It may be the first musical ever attempted by students at Monroe Middle School in Wheaton. But that doesn’t mean co-directors Kathy Wessel and Julie Petrando have taken it easy on their actors. When one of them stumbled in a scene of “Annie” at a dress rehearsal, the actress asked for a do-over.
Wessel denied it and told the girl to push forward.
Meanwhile Petrando spoke to her cast and crew, going through production notes that ranged from being careful of slamming doors too loudly offstage to making sure they had their hair done right.
“We are starting it with a bang,” said Petrando, who also directs the show choir at Wheaton North High School. “We have high expectations and the kids will respond to that.”
The curtain goes up at 7 p.m. Thursday and Friday, Nov. 10 and 11, at the school, 1855 Manchester Road, Wheaton. Tickets, $5, are available at the door.

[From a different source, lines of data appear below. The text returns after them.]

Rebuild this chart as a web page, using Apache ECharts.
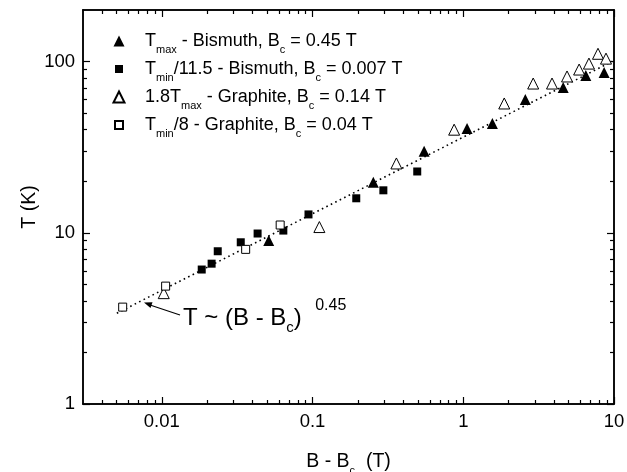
<!DOCTYPE html>
<html><head><meta charset="utf-8">
<script src="https://cdn.jsdelivr.net/npm/echarts@6/dist/echarts.min.js"></script>
<style>html,body{margin:0;padding:0;background:#fff}#c{width:627px;height:472px}</style>
</head><body><div id="c"></div>
<script>
// ---- data (B - Bc in T, T in K) ----
const bismuthTmax = [[0.0512,9.0],[0.253,19.7],[0.55,29.9],[1.06,40.7],[1.56,43.5],[2.58,60],[4.6,70.5],[6.5,82.9],[8.6,86.3]];
const bismuthTmin = [[0.0184,6.1],[0.0214,6.6],[0.0235,7.8],[0.0334,8.8],[0.0432,9.9],[0.064,10.3],[0.094,12.8],[0.195,15.9],[0.295,17.7],[0.495,22.8]];
const graphiteTmax = [[0.0103,4.44],[0.111,10.8],[0.36,25.4],[0.87,40],[1.87,56.9],[2.91,74.4],[3.88,74.4],[4.88,81.8],[5.87,89.8],[6.82,97.3],[7.83,111],[8.85,104]];
const graphiteTmin = [[0.0055,3.68],[0.0106,4.88],[0.036,8.0],[0.061,11.1]];
const fitLine = [[0.00503,3.39],[9.7,100]];
const seriesNames = ['Tmax - Bismuth, Bc = 0.45 T','Tmin/11.5 - Bismuth, Bc = 0.007 T','1.8Tmax - Graphite, Bc = 0.14 T','Tmin/8 - Graphite, Bc = 0.04 T'];
const legendRich = ['{m|T}{s|max}{m| - Bismuth, B}{s|c}{m| = 0.45 T}','{m|T}{s|min}{m|/11.5 - Bismuth, B}{s|c}{m| = 0.007 T}','{m|1.8T}{s|max}{m| - Graphite, B}{s|c}{m| = 0.14 T}','{m|T}{s|min}{m|/8 - Graphite, B}{s|c}{m| = 0.04 T}'];
const xMajorTicks = [0.01,0.1,1,10];
const xMinorTicks = [0.004,0.005,0.006,0.007,0.008,0.009,0.02,0.03,0.04,0.05,0.06,0.07,0.08,0.09,0.2,0.3,0.4,0.5,0.6,0.7,0.8,0.9,2,3,4,5,6,7,8,9];
const yMajorTicks = [1,10,100];
const yMinorTicks = [2,3,4,5,6,7,8,9,20,30,40,50,60,70,80,90];
const xRange = [0.003,10];
const yRange = [1,200];

const FONT = '"Liberation Sans", Arial, Helvetica, sans-serif';
const line = {color:'#000', width:1.5};
const fmt = v => String(+Number(v).toPrecision(6));
// legend icons (path icons keep their aspect; the extra move-to points pad the squares)
const ICON_TRI = 'path://M5.5,0L11,11L0,11Z';
const ICON_SQ = 'path://M0,0M1.5,1.5L9.5,1.5L9.5,9.5L1.5,9.5ZM11,11';
const legendIcons = [ICON_TRI, ICON_SQ, ICON_TRI, ICON_SQ];

function axisDef(range, pos, ticks, len, labels, extra) {
  return Object.assign({
    type:'log', logBase:10, position:pos, min:range[0], max:range[1],
    axisLine:{show:true, onZero:false, lineStyle:line},
    axisTick:{show:true, inside:true, length:len, customValues:ticks, lineStyle:{color:'#000', width:1.2}},
    axisLabel: labels ? {show:true, customValues:labels, formatter:fmt, color:'#000', fontFamily:FONT, fontSize:18.5, margin:8} : {show:false},
    splitLine:{show:false}, minorTick:{show:false}, minorSplitLine:{show:false}
  }, extra || {});
}

const chart = echarts.init(document.getElementById('c'), null, {renderer:'canvas'});
chart.setOption({
  animation:false,
  backgroundColor:'#fff',
  grid:{left:83, right:13, top:10, bottom:68, outerBoundsMode:'none', containLabel:false},
  xAxis:[
    axisDef(xRange,'bottom',xMajorTicks,7,xMajorTicks,{
      name:'{m|B - B}{s|c}{m|  (T)}', nameLocation:'middle', nameGap:44, nameMoveOverlap:false,
      nameTextStyle:{color:'#000', fontFamily:FONT, rich:{
        m:{fontSize:19.5, fontFamily:FONT, color:'#000', lineHeight:28},
        s:{fontSize:11, fontFamily:FONT, color:'#000', lineHeight:11, verticalAlign:'bottom'}}}
    }),
    axisDef(xRange,'bottom',xMinorTicks,4,null),
    axisDef(xRange,'top',xMajorTicks,7,null),
    axisDef(xRange,'top',xMinorTicks,4,null)
  ],
  yAxis:[
    axisDef(yRange,'left',yMajorTicks,7,yMajorTicks,{
      name:'T (K)', nameLocation:'middle', nameGap:43, nameRotate:90, nameMoveOverlap:false,
      nameTextStyle:{color:'#000', fontFamily:FONT, fontSize:19.5}
    }),
    axisDef(yRange,'left',yMinorTicks,4,null),
    axisDef(yRange,'right',yMajorTicks,7,null),
    axisDef(yRange,'right',yMinorTicks,4,null)
  ],
  legend:{
    data: seriesNames.map((n,i) => ({name:n, icon:legendIcons[i]})),
    orient:'vertical', left:112.5, top:27, padding:0,
    itemWidth:42, itemHeight:11, itemGap:0, selectedMode:false, symbolKeepAspect:true,
    formatter: name => legendRich[seriesNames.indexOf(name)],
    textStyle:{color:'#000', fontFamily:FONT, fontSize:18, lineHeight:28, rich:{
      m:{fontSize:18, fontFamily:FONT, color:'#000', lineHeight:28},
      s:{fontSize:11, fontFamily:FONT, color:'#000', lineHeight:11, verticalAlign:'bottom'}}}
  },
  graphic:[
    {type:'text', left:183, top:298, z:100, style:{
      text:'{m|T ~ (B - B}{s|c}{m|)}{g|  }{p|0.45}', fill:'#000', font:'24px '+FONT,
      rich:{
        m:{fontSize:24, fontFamily:FONT, fill:'#000', lineHeight:40},
        g:{fontSize:24, fontFamily:FONT, fill:'#000', lineHeight:40},
        s:{fontSize:15, fontFamily:FONT, fill:'#000', lineHeight:15, padding:[19,0,0,0]},
        p:{fontSize:16, fontFamily:FONT, fill:'#000', lineHeight:14, verticalAlign:'top'}}}},
    {type:'line', z:100, shape:{x1:180, y1:315, x2:150, y2:305}, style:{stroke:'#000', lineWidth:1.3}},
    {type:'polygon', z:100, shape:{points:[[144,302.5],[152.5,302.3],[150.5,307.9]]}, style:{fill:'#000'}}
  ],
  series:[
    {type:'line', name:'fit', data:fitLine, xAxisIndex:0, yAxisIndex:0, symbol:'none', silent:true,
      lineStyle:{color:'#000', width:1.6, type:[1.6,3.4]}, z:1},
    {type:'scatter', name:seriesNames[0], data:bismuthTmax, symbol:'triangle', symbolSize:11,
      itemStyle:{color:'#000', opacity:1}, z:3},
    {type:'scatter', name:seriesNames[1], data:bismuthTmin, symbol:'rect', symbolSize:8,
      itemStyle:{color:'#000', opacity:1}, z:3},
    {type:'scatter', name:seriesNames[2], data:graphiteTmax, symbol:'triangle', symbolSize:11,
      itemStyle:{color:'#fff', borderColor:'#000', borderWidth:1, opacity:1}, z:3},
    {type:'scatter', name:seriesNames[3], data:graphiteTmin, symbol:'rect', symbolSize:8,
      itemStyle:{color:'#fff', borderColor:'#000', borderWidth:1, opacity:1}, z:3}
  ]
});
</script></body></html>
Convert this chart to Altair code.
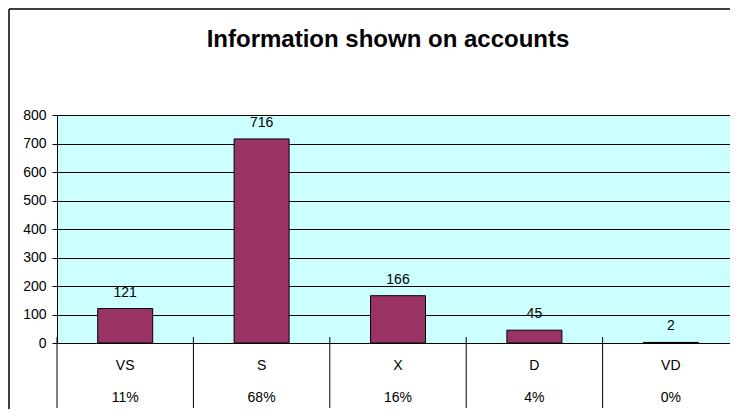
import altair as alt
import pandas as pd

categories = ["VS", "S", "X", "D", "VD"]
counts = [121, 716, 166, 45, 2]
percents = ["11%", "68%", "16%", "4%", "0%"]
title_text = "Information shown on accounts"

df = pd.DataFrame({"cat": categories, "count": counts, "pct": percents})

FONT = "Liberation Sans"
W, H = 673, 228

x_scale = alt.Scale(paddingInner=0, paddingOuter=0, range=[0, 682])
x_axis = alt.Axis(labels=False, ticks=False, title=None, grid=False,
                  domainColor="black", domainWidth=1)
y_scale = alt.Scale(domain=[0, 800], nice=False)
y_axis = alt.Axis(values=list(range(0, 801, 100)), title=None,
                  labelFont=FONT, labelFontSize=14, labelColor="black",
                  labelOverlap=False,
                  tickSize=5, tickColor="black", labelPadding=6,
                  domainColor="black", gridColor="black", gridWidth=1,
                  grid=True)

xenc = alt.X("cat:N", sort=categories, scale=x_scale, axis=x_axis)
yenc = alt.Y("count:Q", scale=y_scale, axis=y_axis)

base = alt.Chart(df)

bars = base.mark_bar(width=55, color="#993366", stroke="black", strokeWidth=1).encode(
    x=xenc, y=yenc)

labels = base.mark_text(font=FONT, fontSize=14, color="black", baseline="alphabetic",
                        dy=-12).encode(x=xenc, y=yenc, text="count:Q")

seps = base.mark_rule(color="black", strokeWidth=1).encode(
    x=alt.X("cat:N", sort=categories, scale=x_scale, axis=x_axis, bandPosition=0),
    y=alt.value(222),
    y2=alt.value(293),
)

cat_text = base.mark_text(font=FONT, fontSize=14, color="black", baseline="alphabetic").encode(
    x=xenc, y=alt.value(255), text="cat:N")

pct_text = base.mark_text(font=FONT, fontSize=14, color="black", baseline="alphabetic").encode(
    x=xenc, y=alt.value(287), text="pct:N")

one = pd.DataFrame({"t": [title_text]})
title = alt.Chart(one).mark_text(font=FONT, fontSize=24, fontWeight="bold", color="black",
                                 baseline="alphabetic", align="center").encode(
    x=alt.value(331), y=alt.value(-68.3), text="t:N")

frame_left = alt.Chart(one).mark_rule(color="black", strokeWidth=1.5).encode(
    x=alt.value(-48), y=alt.value(-106), y2=alt.value(310))
frame_top = alt.Chart(one).mark_rule(color="black", strokeWidth=1.5).encode(
    x=alt.value(-48), x2=alt.value(700), y=alt.value(-106))

chart = alt.layer(bars, labels, seps, cat_text, pct_text, title, frame_left, frame_top).properties(
    width=W, height=H,
    autosize=alt.AutoSizeParams(type="none"),
    padding={"left": 49, "top": 107, "right": 0, "bottom": 66},
).configure_view(fill="#CCFFFF", strokeWidth=0)

chart.save("out.html", embed_options={"renderer": "svg", "actions": False})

In late September, Petrando said, Principal Jason Stipp approached her about helping the students stage a musical. Petrando immediately agreed and turned to Wessel to help out because they’ve worked together in the past.
Petrando said she has been most impressed by the actors’ willingness to show up early for rehearsals and stay late, as well as their parents’ commitment to the performance.
“It shows how much this community is craving to give these kids an opportunity like this,” she said.
But to get this opportunity, Monroe teachers had to get involved. Seventh- and eighth-grade language arts teacher Becky Rauen volunteered as soon as she heard Stipp was looking for help with the musical.
“It’s a huge juggling and balancing act,” said Rauen, who also coaches cross country at the school. “But it’s just another plate to have in the air.”
The 1977 Broadway musical, based upon an earlier comic strip, follows the orphan Annie as she forges a friendship with a millionaire who had invited her to his home. Once the budding friendship develops, the pair seek Annie’s parents, but to no avail.
The musical has also given some students exposure to new facets of theater. As Oliver “Daddy” Warbucks, 13-year-old Jonny Silva discovered he had a hidden talent: singing.
“I didn’t know I would get the part because I didn’t think I had a good singing voice,” he said.
But Jonny was cast as Warbucks
And as the cast and crew has gone through weeks of rehearsal and working together, they have formed a close bond that comes out during and after the rehearsals.
“It’s a lot of stress, but the way to control it is to just have fun with it, joke around but also keep serious,” said 13-year-old Alyna Wilson, who plays one of the orphans in the musical.
Kiara McGee, 12, said the work has been somewhat difficult but is worth it in the end.